The change comes in the wake of a Berkeley research paper, commissioned by Google, which found that users ignored many browser warnings.

Browser security warnings do work to protect users from phishing and malware sites – but “warning fatigue” means important alerts over site security can be completely ignored.

Users of Google’s Chrome ignored SSL warnings (relating to a secure protocol used for passwords, internet transactions, and banking) 70.2% of the time, a study of 25 million real-life warnings found. Overall, a study using metrics Firefox and Chrome found that  the effectiveness of warnings varies widely from warning to warning and from browser to browser.

“Google Chrome’s SSL warning had a click-through rate of 70.2%. Such a high click-through rate is undesirable: either users are not heeding valid warnings, or the browser is annoying users with invalid warnings and possibly causing warning fatigue,” said the U.C. Berkeley researchers.
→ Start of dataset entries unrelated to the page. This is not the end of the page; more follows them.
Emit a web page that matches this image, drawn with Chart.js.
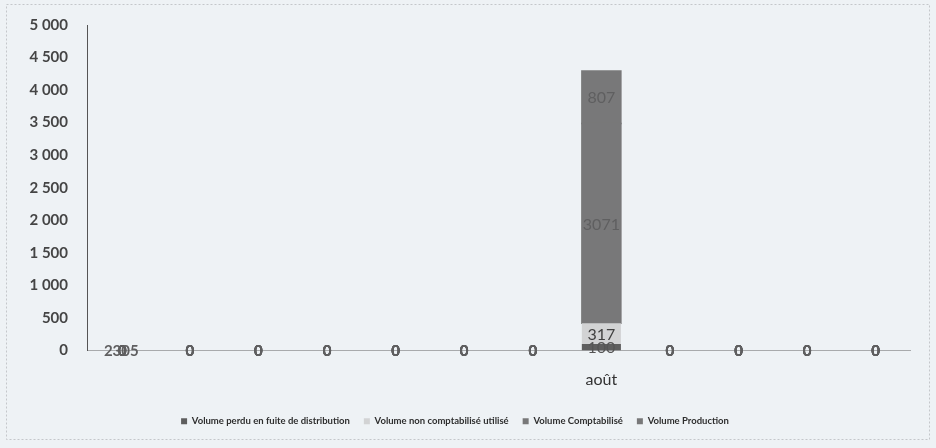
<!DOCTYPE html>
<html>
<head>
<meta charset="utf-8">
<script src="https://cdn.jsdelivr.net/npm/chart.js@4.4.1/dist/chart.umd.min.js"></script>
<style>
  html, body { margin: 0; padding: 0; background: #eef2f5; }
  #wrap { width: 936px; height: 448px; position: relative; }
</style>
</head>
<body>
<div id="wrap"><canvas id="canvas" width="936" height="448"></canvas></div>
<script>
const months = ["janv.", "févr.", "mars", "avr.", "mai", "juin", "juil.", "août", "sept.", "oct.", "nov.", "déc."];
const shownMonths = ["août"];

const volPerdu = [0, 0, 0, 0, 0, 0, 0, 100, 0, 0, 0, 0];
const volNonCompta = [0, 0, 0, 0, 0, 0, 0, 317, 0, 0, 0, 0];
const volCompta = [0, 0, 0, 0, 0, 0, 0, 3071, 0, 0, 0, 0];
const volProduction = [0, 0, 0, 0, 0, 0, 0, 807, 0, 0, 0, 0];

// the first month carries a label with no visible bar
const janLabel = "2305";

const yTicks = [0, 500, 1000, 1500, 2000, 2500, 3000, 3500, 4000, 4500, 5000];

const fmt = (v) => v >= 1000 ? Math.floor(v / 1000) + "\u202F" + String(v % 1000).padStart(3, "0") : String(v);

const frame = {
    id: "frame",
    beforeDraw(chart) {
        const ctx = chart.ctx;
        ctx.save();
        ctx.fillStyle = "#eef2f5";
        ctx.fillRect(0, 0, chart.width, chart.height);
        ctx.strokeStyle = "#c4c7ca";
        ctx.setLineDash([2, 2]);
        ctx.lineWidth = 1;
        ctx.strokeRect(6.5, 4.5, 923, 435);
        ctx.restore();
    }
};

const segLabels = {
    id: "segLabels",
    afterDatasetsDraw(chart) {
        const ctx = chart.ctx;
        ctx.save();
        ctx.textAlign = "center";
        ctx.textBaseline = "middle";
        chart.data.datasets.forEach((ds, di) => {
            const meta = chart.getDatasetMeta(di);
            meta.data.forEach((el, i) => {
                let txt = String(ds.data[i]);
                if (i === 0 && di === 3) txt = janLabel;
                const y = (el.y + el.base) / 2;
                const x = (i === 0 && di !== 3) ? el.x + 1 : el.x;
                ctx.font = ds.data[i] === 0 ? "bold 15px Lato" : "16px Lato";
                ctx.fillStyle = ds.labelColor;
                ctx.fillText(txt, x, y + 1);
            });
        });
        ctx.restore();
    }
};

const inflateNonZero = (c) => (c.raw > 0 ? 0.7 : 0);

const config = {
    type: "bar",
    data: {
        labels: months,
        datasets: [
            { label: "Volume perdu en fuite de distribution", data: volPerdu, backgroundColor: "#5e5e5e", labelColor: "#555555", inflateAmount: 0 },
            { label: "Volume non comptabilisé utilisé", data: volNonCompta, backgroundColor: "#d2d3d4", borderColor: "#b0b0b0", labelColor: "#404040", inflateAmount: 0 },
            { label: "Volume Comptabilisé", data: volCompta, backgroundColor: "#787879", labelColor: "#5f5f60", inflateAmount: inflateNonZero },
            { label: "Volume Production", data: volProduction, backgroundColor: "#787879", labelColor: "#5f5f60", inflateAmount: inflateNonZero }
        ]
    },
    options: {
        responsive: false,
        animation: false,
        barPercentage: 0.57,
        categoryPercentage: 1,
        layout: { padding: { left: 0, right: 26, top: 25, bottom: 12 } },
        scales: {
            x: {
                stacked: true,
                grid: { display: false, drawTicks: false },
                border: { display: true, color: "#a8aaac", dash: [2, 2] },
                ticks: {
                    padding: 20,
                    autoSkip: false,
                    maxRotation: 0,
                    color: "#333",
                    font: { family: "Lato", size: 16 },
                    callback: (v, i) => shownMonths.includes(months[i]) ? months[i] : ""
                },
                afterFit: (s) => { s.height = 52; }
            },
            y: {
                stacked: true,
                min: 0,
                max: 5000,
                grid: { display: false, drawTicks: false },
                border: { display: true, color: "#555" },
                afterBuildTicks: (s) => { s.ticks = yTicks.map((v) => ({ value: v })); },
                ticks: {
                    padding: 19,
                    color: "#454545",
                    font: { family: "Lato", size: 15, weight: "bold" },
                    callback: (v) => fmt(v)
                },
                afterFit: (s) => { s.width = 87; s.paddingTop = 0; s.paddingBottom = 0; }
            }
        },
        plugins: {
            legend: {
                position: "bottom",
                labels: {
                    boxWidth: 6,
                    boxHeight: 6,
                    padding: 14,
                    color: "#2e2e2e",
                    font: { family: "Lato", size: 9.5, weight: "bold" }
                }
            },
            tooltip: { enabled: false }
        }
    },
    plugins: [frame, segLabels]
};

new Chart(document.getElementById("canvas"), config);
</script>
</body>
</html>
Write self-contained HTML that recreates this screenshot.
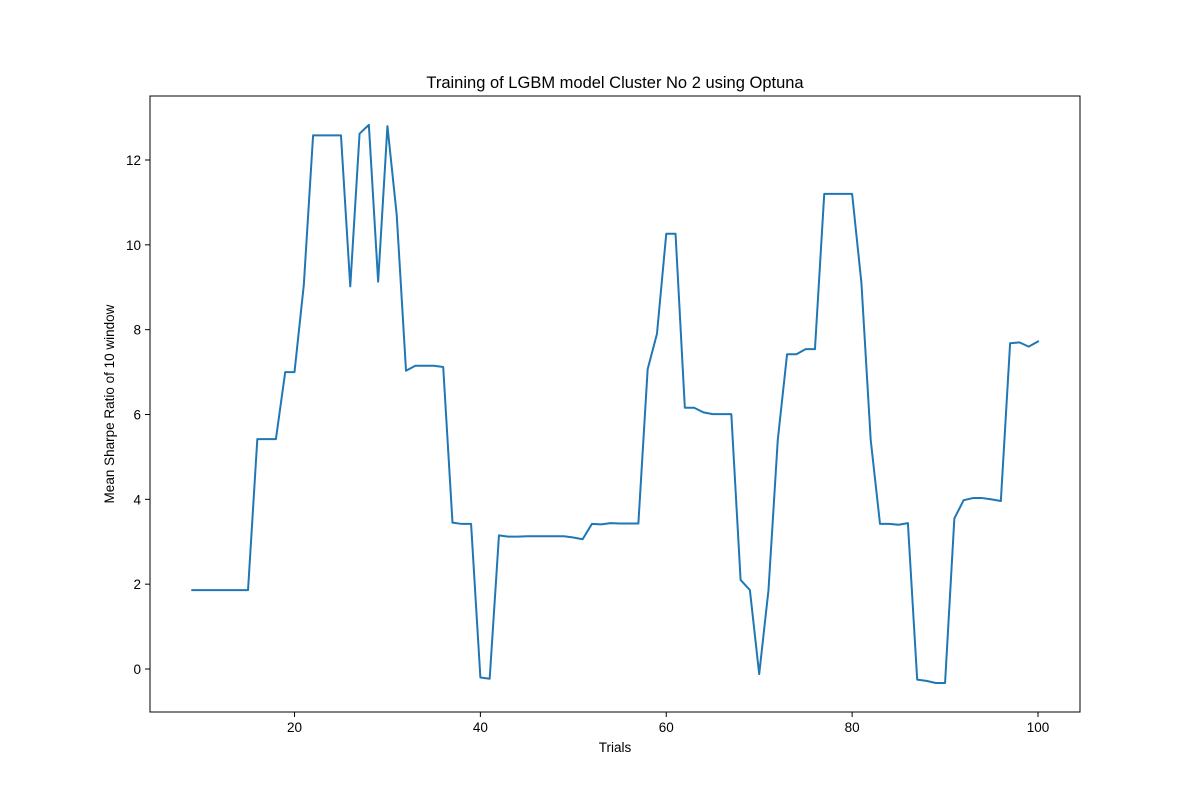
<!DOCTYPE html>
<html><head><meta charset="utf-8"><style>
body{margin:0;background:#fff;}
svg{display:block;font-family:"Liberation Sans","DejaVu Sans",sans-serif;}
</style></head><body>
<svg id="chart" width="1200" height="800" viewBox="0 0 1200 800"></svg>
<script>
const trials = [];
for (let t = 9; t <= 100; t++) trials.push(t);
const sharpeValues = [1.86,1.86,1.86,1.86,1.86,1.86,1.86,5.42,5.42,5.42,7.0,7.0,9.05,12.58,12.58,12.58,12.58,9.02,12.62,12.83,9.13,12.8,10.7,7.03,7.15,7.15,7.15,7.12,3.45,3.42,3.42,-0.2,-0.23,3.15,3.12,3.12,3.13,3.13,3.13,3.13,3.13,3.1,3.06,3.42,3.41,3.44,3.43,3.43,3.43,7.07,7.9,10.26,10.26,6.16,6.16,6.05,6.01,6.01,6.01,2.1,1.86,-0.12,1.86,5.4,7.42,7.42,7.54,7.54,11.2,11.2,11.2,11.2,9.1,5.4,3.42,3.42,3.4,3.44,-0.25,-0.28,-0.33,-0.33,3.55,3.98,4.03,4.03,4.0,3.96,7.68,7.7,7.6,7.72];
const xTicks = [20,40,60,80,100];
const yTicks = [0,2,4,6,8,10,12];

const svg = document.getElementById('chart');
const NS = 'http://www.w3.org/2000/svg';
const L=150,R=1080,T=96,B=712;
const xs = v => 294.5 + (v-20)*(1038-294.5)/80;
const ys = v => 669 - v*(669-160)/12;
function mk(tag, attrs, txt){const e=document.createElementNS(NS,tag);for(const k in attrs)e.setAttribute(k,attrs[k]);if(txt!==undefined)e.textContent=txt;svg.appendChild(e);return e;}

let d = trials.map((t,i)=>(i?'L':'M')+xs(t).toFixed(2)+','+ys(sharpeValues[i]).toFixed(2)).join(' ');
const line = mk('path',{d:d,fill:'none',stroke:'#1f77b4','stroke-width':2,'stroke-linejoin':'round','stroke-linecap':'square'});



const frame = mk('rect',{x:L,y:T,width:R-L,height:B-T,fill:'none',stroke:'#000','stroke-width':1});



xTicks.forEach(v=>{
  const x=xs(v);
  const tk = mk('line',{x1:x,x2:x,y1:B,y2:B+5,stroke:'#000','stroke-width':1});
  
  
  const lb = mk('text',{x:x,y:B+20,'text-anchor':'middle','font-size':13.5},String(v));
  
  
});
yTicks.forEach(v=>{
  const y=ys(v);
  const tk = mk('line',{x1:L-5,x2:L,y1:y,y2:y,stroke:'#000','stroke-width':1});
  
  
  const lb = mk('text',{x:L-9,y:y+5,'text-anchor':'end','font-size':13.5},String(v));
  
  
});
const title = mk('text',{x:615,y:88,'text-anchor':'middle','font-size':16.5},'Training of LGBM model Cluster No 2 using Optuna');


const xt = mk('text',{x:615,y:752,'text-anchor':'middle','font-size':13.5},'Trials');


const yt = mk('text',{x:0,y:0,'text-anchor':'middle','font-size':13.5,transform:'translate(114,404) rotate(-90)'},'Mean Sharpe Ratio of 10 window');


</script>
</body></html>
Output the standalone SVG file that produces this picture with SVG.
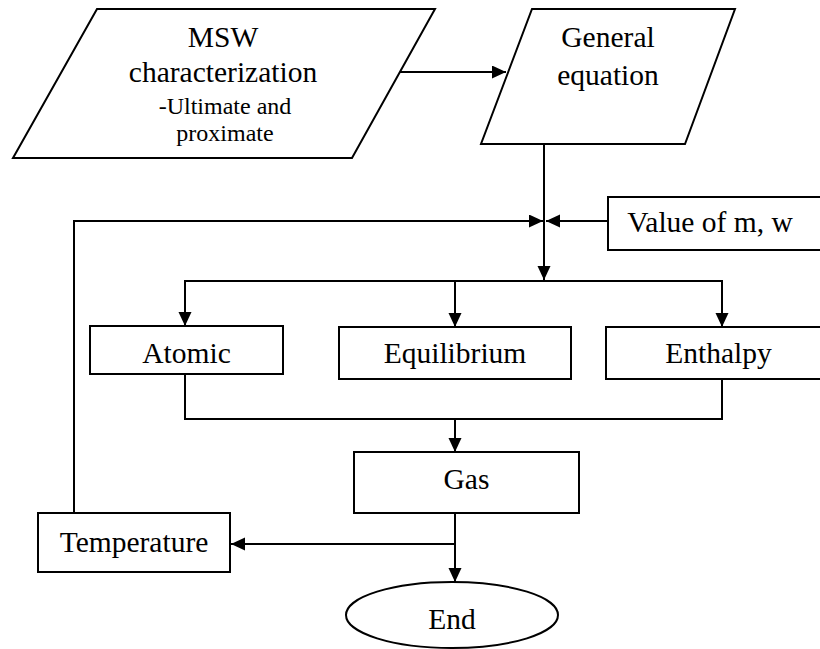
<svg xmlns="http://www.w3.org/2000/svg" width="820" height="649" viewBox="0 0 820 649">
<style>
.shape{fill:#fff;stroke:#000;stroke-width:2}
.conn{fill:none;stroke:#000;stroke-width:2}
text{font-family:"Liberation Serif","Times New Roman",serif;font-size:29.5px;fill:#000;text-anchor:middle}
.small{font-size:24px}
</style>
<defs>
<marker id="arr" markerUnits="userSpaceOnUse" markerWidth="14" markerHeight="14" refX="14" refY="6.5" orient="auto">
<path d="M0,0 L14,6.5 L0,13 z" fill="#000"/>
</marker>
</defs>
<rect width="820" height="649" fill="#fff"/>
<g id="connectors">
<line class="conn" x1="400" y1="72" x2="506" y2="72" marker-end="url(#arr)"/>
<line class="conn" x1="544" y1="144" x2="544" y2="280" marker-end="url(#arr)"/>
<polyline class="conn" points="74,513 74,221 543,221" marker-end="url(#arr)"/>
<line class="conn" x1="608" y1="221" x2="546" y2="221" marker-end="url(#arr)"/>
<line class="conn" x1="185" y1="281" x2="722" y2="281"/>
<line class="conn" x1="185" y1="280" x2="185" y2="326" marker-end="url(#arr)"/>
<line class="conn" x1="455" y1="281" x2="455" y2="327" marker-end="url(#arr)"/>
<line class="conn" x1="722" y1="280" x2="722" y2="327" marker-end="url(#arr)"/>
<polyline class="conn" points="185,374 185,419 722,419 722,379"/>
<line class="conn" x1="455" y1="419" x2="455" y2="452" marker-end="url(#arr)"/>
<line class="conn" x1="455" y1="513" x2="455" y2="582" marker-end="url(#arr)"/>
<line class="conn" x1="455" y1="544" x2="231" y2="544" marker-end="url(#arr)"/>
</g>
<g id="msw">
<polygon class="shape" points="97,9 435,9 352,158 13,158"/>
<text x="223" y="47">MSW</text>
<text x="223" y="82">characterization</text>
<text class="small" x="225" y="114">-Ultimate and</text>
<text class="small" x="225" y="141">proximate</text>
</g>
<g id="general">
<polygon class="shape" points="532,9 735,9 685,144 481,144"/>
<text x="608" y="47">General</text>
<text x="608" y="85">equation</text>
</g>
<g id="value">
<rect class="shape" x="608" y="197" width="214" height="53"/>
<text x="710" y="232">Value of m, w</text>
</g>
<g id="atomic">
<rect class="shape" x="90" y="326" width="193" height="48"/>
<text x="186.5" y="363">Atomic</text>
</g>
<g id="equilibrium">
<rect class="shape" x="339" y="327" width="232" height="52"/>
<text x="455" y="363">Equilibrium</text>
</g>
<g id="enthalpy">
<rect class="shape" x="606" y="327" width="225" height="52"/>
<text x="718.5" y="363">Enthalpy</text>
</g>
<g id="gas">
<rect class="shape" x="354" y="452" width="225" height="61"/>
<text x="466.5" y="489">Gas</text>
</g>
<g id="temperature">
<rect class="shape" x="38" y="513" width="192" height="59"/>
<text x="134" y="552">Temperature</text>
</g>
<g id="end">
<ellipse class="shape" cx="452" cy="615" rx="106" ry="33"/>
<text x="452" y="629">End</text>
</g>
</svg>
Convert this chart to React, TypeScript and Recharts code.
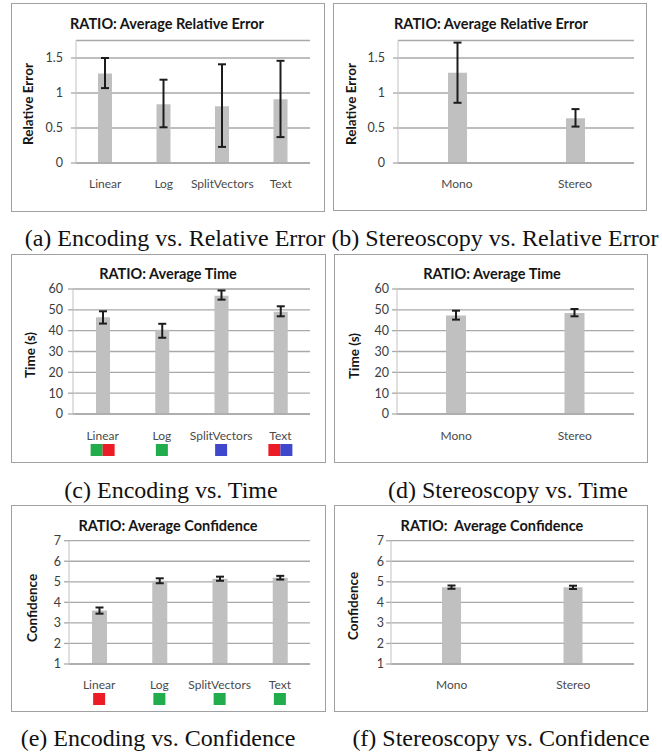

The study, Alice in Warningland, was part-funded by Google.

“During our field study, users continued through a tenth of Mozilla Firefox’s malware and phishing warnings, a quarter of Google Chrome’s malware and phishing warnings, and a third of Mozilla Firefox’s SSL warnings,” the researchers said.

The researchers analysed the size, type and frequency of warning messages and found that users tended to click rapidly through warnings about “untrusted issuers” and name and date errors – both common warnings, and ignored by nearly half of users.

The researchers say that “warning fatigue” has significant impact – “users click through more-frequent errors more quickly,” they say.

The researchers concluded that previous studies – showing that browser warnings simply did not work – relied on outdated data, harvested in a period between 2002 and 2009 when browsers were rapidly evolving. In particular, the large phishing warnings now delivered by modern browsers were much more effective than previous, more discreet warnings.